The fact that there are two separate power supplies also allowed Jaeger LeCoultre to solve a long-standing problem in tourbillon design, which is that despite their declared purpose of improving accuracy, it is impossible to set most tourbillons to the nearest second (this is usually done with a stop-seconds feature, sometimes called “hacking,” which stops the seconds hand when the crown is pulled out.)  A pusher built into the Sphérotourbillon’s case instantly re-sets the seconds hand to zero, allowing it to be coordinated with an external time reference –all without stopping the watch from running, which is possible only because there are two independent power sources.

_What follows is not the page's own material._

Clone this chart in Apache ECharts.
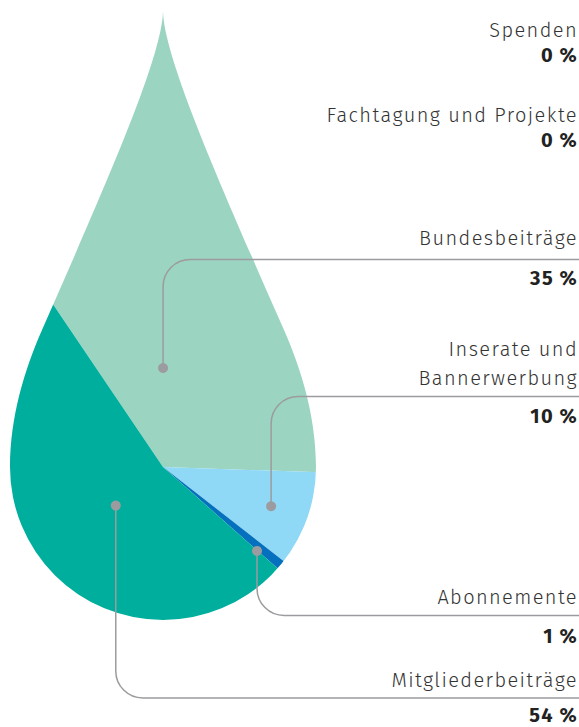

All this is delivered in a beautifully classic chassis –the Sphérotourbillon despite its complexity and the inherently large size of the tourbillon mechanism, is only 42mm in diameter and a surprisingly svelte 14.1mm thick.  For real connoisseurs of both the pursuit of greater accuracy in mechanical watches, and for those who delight in real horological rarity, the Sphérotourbillon is magic in motion.

The Jaeger LeCoultre Sphérotourbillon is available in red gold only, and in addition to the tourbillon also features a date and second time zone display, as well as power reserve indications for each power source.  Price $262,000.00 USD.